エネ庁 非化石証書トラッキング実証開始へ説明会
経産省エネ庁は明日24日、非化石証書トラッキング実証に関する説明会を開催する。来月に販売される非化石証書の一部に、電源種や発電所所在地などのトラッキング情報を付与する実証実験を行うため、発電事業者や小売り事業者などに対して、トラッキングスキームなどの詳細を説明するもの。同実証では、事前に小売り・発電事業者からの参加登録を求め、取り引きされるトラッキング情報は、参加登録した発電事業者の供給する電力に紐付ける。属性情報のダブルカウント防止や、非化石証書を購入したものの希望の属性情報が付与されなかった―といった不利益を防止するため、各非化石証書オークションの実施以前に小売り・発電事業者と、属性情報を管理する実証事務局の間で調整を行い、希望の属性情報の付与を事業者に確認してもらうことを想定。同オークションでの証書購入を確認した後に、トラッキング情報を付与する仕組みとする。なお、同実証では、需要家によるトラッキング付き非化石証書の購入はできないためエネ庁は、需要家からの同証書購入への要望に対して、小売り事業者の積極的な対応を求める。

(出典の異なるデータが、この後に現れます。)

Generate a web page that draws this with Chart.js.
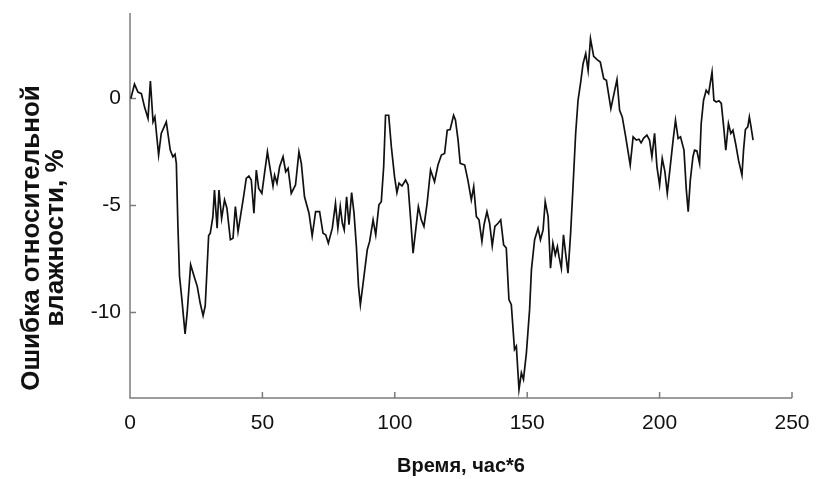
<!DOCTYPE html>
<html lang="ru">
<head>
<meta charset="utf-8">
<title>Ошибка относительной влажности</title>
<script src="https://cdn.jsdelivr.net/npm/chart.js@4.4.1/dist/chart.umd.min.js"></script>
<style>
  html, body { margin: 0; padding: 0; background: #fff; }
  #wrap { width: 816px; height: 479px; }
</style>
</head>
<body>
<div id="wrap"><canvas id="rhChart" width="816" height="479"></canvas></div>
<script>
// time axis, units of 6 hours
const timeSteps = [
  0.3, 1.7, 3.0, 4.3, 5.5, 6.8, 7.7, 8.7, 9.4, 10.8, 11.8, 13.7, 15.2, 16.2, 17.0, 17.5,
  18.1, 18.7, 19.6, 20.8, 21.6, 22.9, 24.4, 25.4, 26.5, 27.6, 28.4, 29.0, 29.7, 30.3, 31.3,
  31.9, 32.9, 33.6, 34.6, 35.7, 36.6, 37.9, 38.9, 39.8, 40.8, 42.0, 42.9, 43.9, 44.9, 45.8,
  46.8, 47.7, 48.6, 49.8, 50.8, 51.9, 53.0, 54.0, 54.6, 55.5, 56.5, 57.8, 58.8, 59.7, 60.9,
  62.5, 63.8, 64.7, 65.9, 67.6, 68.8, 70.1, 71.6, 72.9, 73.9, 74.9, 76.4, 77.6, 78.5, 79.4,
  80.2, 80.9, 81.8, 82.7, 83.7, 84.6, 85.5, 86.3, 87.0, 88.2, 89.6, 90.5, 91.8, 92.8, 94.0,
  94.9, 95.8, 96.5, 97.7, 98.7, 99.9, 100.8, 101.6, 102.7, 104.1, 105.0, 106.0, 106.9, 107.9,
  108.9, 110.0, 111.0, 112.2, 113.5, 115.0, 116.3, 117.6, 118.8, 119.8, 120.9, 122.2, 122.9,
  123.9, 124.7, 126.4, 127.6, 128.9, 129.8, 130.8, 131.8, 132.9, 133.7, 134.8, 135.8, 136.8,
  137.8, 139.0, 140.0, 141.1, 142.1, 143.1, 144.0, 145.2, 145.9, 146.9, 147.8, 148.6, 149.7,
  150.9, 151.6, 152.8, 154.1, 155.0, 156.0, 156.8, 157.9, 158.8, 159.7, 160.6, 161.4, 162.0,
  162.9, 163.7, 164.5, 165.4, 166.4, 167.3, 168.3, 169.2, 170.2, 171.1, 172.1, 173.0, 173.9,
  175.1, 176.4, 177.6, 178.9, 179.9, 181.6, 183.9, 184.9, 185.9, 187.2, 188.0, 188.9, 190.0,
  191.2, 192.2, 193.0, 194.0, 195.2, 196.2, 197.1, 198.1, 199.0, 200.0, 201.0, 202.0, 202.9,
  204.0, 205.1, 206.0, 207.0, 207.9, 209.2, 210.1, 210.8, 211.6, 212.6, 213.2, 214.1, 215.1,
  215.7, 216.6, 217.6, 218.5, 219.1, 219.8, 220.5, 221.4, 222.4, 223.3, 224.2, 225.0, 226.0,
  226.9, 227.7, 228.7, 229.8, 231.1, 231.7, 232.4, 233.3, 233.9, 234.5, 235.3
];

// relative humidity error, %
const rhError = [
  0.0, 0.67, 0.3, 0.23, -0.4, -0.93, 0.82, -1.09, -0.86, -2.64, -1.63, -1.09, -2.41, -2.72, -2.6, -3.03,
  -5.98, -8.3, -9.4, -11.0, -10.0, -7.77, -8.39, -8.78, -9.56, -10.15, -9.7, -8.2, -6.4, -6.3, -5.52,
  -4.28, -6.06, -4.28, -5.6, -4.74, -5.13, -6.6, -6.53, -5.05, -6.22, -5.29, -4.59, -3.73, -3.62, -3.81,
  -5.36, -3.34, -4.2, -4.43, -3.5, -2.49, -3.34, -4.09, -3.58, -3.96, -3.19, -2.72, -3.42, -3.26, -4.43,
  -4.04, -2.49, -3.03, -4.59, -5.36, -6.42, -5.29, -5.29, -6.3, -6.37, -6.76, -6.06, -4.9, -6.06, -5.05,
  -5.83, -6.14, -4.59, -5.9, -4.4, -5.36, -6.92, -8.78, -9.64, -8.47, -7.07, -6.68, -5.67, -6.37, -4.97,
  -4.82, -3.19, -0.78, -0.78, -2.26, -3.65, -4.4, -3.96, -4.09, -3.81, -4.04, -5.67, -7.23, -6.14,
  -5.05, -5.67, -5.98, -4.9, -3.34, -3.89, -3.11, -2.64, -2.57, -1.48, -1.45, -0.78, -1.0,
  -1.94, -3.03, -3.11, -3.81, -4.74, -4.12, -5.52, -5.67, -6.68, -5.9, -5.29, -5.83, -6.89,
  -5.98, -5.83, -5.67, -6.84, -6.99, -9.4, -9.64, -11.73, -11.58, -13.6, -12.82, -13.13, -11.89,
  -9.87, -8.0, -6.6, -6.06, -6.6, -6.14, -4.82, -5.52, -7.93, -6.76, -7.31, -6.92, -7.38,
  -7.93, -6.37, -7.23, -8.16, -6.29, -4.12, -1.63, -0.08, 0.77, 1.63, 2.1, 1.32, 2.8,
  1.97, 1.82, 1.71, 0.93, 0.85, -0.47, 0.89, -0.55, -0.86, -1.79, -2.41, -3.11, -1.79,
  -1.94, -1.9, -2.07, -1.85, -1.71, -1.94, -2.72, -1.63, -3.19, -4.04, -2.8, -3.42, -4.43,
  -3.19, -1.94, -1.01, -1.87, -1.79, -2.41, -4.28, -5.29, -3.81, -2.72, -2.41, -2.45, -3.03,
  -1.17, -0.08, 0.39, 0.23, 0.7, 1.24, -0.08, -0.16, -0.1, -0.23, -1.32, -2.41, -1.17,
  -1.63, -1.48, -2.1, -2.88, -3.58, -2.41, -1.45, -1.32, -0.86, -1.3, -1.94
];

const xTicks = [0, 50, 100, 150, 200, 250];
const yTicks = [-10, -5, 0];
const xTitle = 'Время, час*6';
const yTitle = ['Ошибка относительной', 'влажности, %'];

const AXIS_COLOR = '#7c7c7c';
const TICK_FONT = '21px "Liberation Sans", Arial, sans-serif';
const X_TITLE_FONT = 'bold 20px "Liberation Sans", Arial, sans-serif';
const Y_TITLE_FONT = 'bold 26px "Liberation Sans", Arial, sans-serif';

// axis lines, inward tick marks, tick labels and titles
const axisDecor = {
  id: 'axisDecor',
  beforeDatasetsDraw(chart) {
    const { ctx, chartArea: a, scales: { x, y } } = chart;
    ctx.save();
    ctx.strokeStyle = AXIS_COLOR;
    ctx.lineWidth = 1.5;
    ctx.beginPath();
    ctx.moveTo(a.left, a.top);
    ctx.lineTo(a.left, a.bottom);
    ctx.lineTo(a.right, a.bottom);
    xTicks.forEach(v => {
      const px = x.getPixelForValue(v);
      ctx.moveTo(px, a.bottom);
      ctx.lineTo(px, a.bottom - 6);
    });
    yTicks.forEach(v => {
      const py = y.getPixelForValue(v);
      ctx.moveTo(a.left, py);
      ctx.lineTo(a.left + 6, py);
    });
    ctx.stroke();
    ctx.restore();
  },
  afterDraw(chart) {
    const { ctx, chartArea: a, scales: { x, y } } = chart;
    ctx.save();
    ctx.fillStyle = '#111';
    ctx.font = TICK_FONT;
    ctx.textBaseline = 'middle';
    ctx.textAlign = 'center';
    xTicks.forEach(v => ctx.fillText(String(v), x.getPixelForValue(v), a.bottom + 25));
    ctx.textAlign = 'right';
    yTicks.forEach(v => ctx.fillText(String(v), a.left - 9, y.getPixelForValue(v)));

    ctx.font = X_TITLE_FONT;
    ctx.textAlign = 'center';
    ctx.fillText(xTitle, (a.left + a.right) / 2, 466);

    ctx.font = Y_TITLE_FONT;
    ctx.translate(44, 238);
    ctx.rotate(-Math.PI / 2);
    ctx.fillText(yTitle[0], 0, -12);
    ctx.fillText(yTitle[1], 0, 12);
    ctx.restore();
  }
};

new Chart(document.getElementById('rhChart'), {
  type: 'line',
  data: {
    datasets: [{
      data: timeSteps.map((t, i) => ({ x: t, y: rhError[i] })),
      borderColor: '#111',
      borderWidth: 1.7,
      pointRadius: 0,
      tension: 0,
      fill: false
    }]
  },
  options: {
    responsive: false,
    animation: false,
    layout: { padding: { top: 13, right: 24, left: 0, bottom: 0 } },
    plugins: { legend: { display: false }, tooltip: { enabled: false } },
    scales: {
      x: {
        type: 'linear',
        min: 0,
        max: 250,
        grid: { display: false, drawTicks: false },
        border: { display: false },
        ticks: { display: false },
        afterBuildTicks: s => { s.ticks = xTicks.map(v => ({ value: v })); },
        afterFit: s => { s.height = 81; }
      },
      y: {
        min: -14,
        max: 4,
        grid: { display: false, drawTicks: false },
        border: { display: false },
        ticks: { display: false },
        afterBuildTicks: s => { s.ticks = yTicks.map(v => ({ value: v })); },
        afterFit: s => { s.width = 130; }
      }
    }
  },
  plugins: [axisDecor]
});
</script>
</body>
</html>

同実証に先立ち同庁は、トラッキング付き非化石証書の販売を期待する企業の声を、同庁ホームページで紹介している。昨年5月から市場での取り引きが開始された同証書を利用し、自社のCO2削減に役立てている先進企業として、大手化学メーカーの花王へのインタビューを掲載。新電力による電気の小売りが活発化する中で、小売り事業者ごとにCO2排出係数が異なることが判明したため、電力調達におけるCO2排出量削減のための手段として、グリーン電力証書やJクレジット、水力発電由来の電力メニューなどの様々な手法の中から、市場流通量の多い非化石証書を選択した同社の取り組みを紹介する。さらに、同インタビューの中で同社は、非化石証書について「どこにある発電所で作られたかといったことも分かれば、地域への貢献といった意味でも活用できるかもしれない」といった考えを提示。トラッキング付き証書は、需要家によるRE100(英国のClimate GroupとCDPが実施する、事業運営を100%再生可能エネルギーで調達することを目標に掲げるイニシアチブ)の取り組みにも活用できることからエネ庁は、企業の再エネ調達における選択肢が広がることを期待する。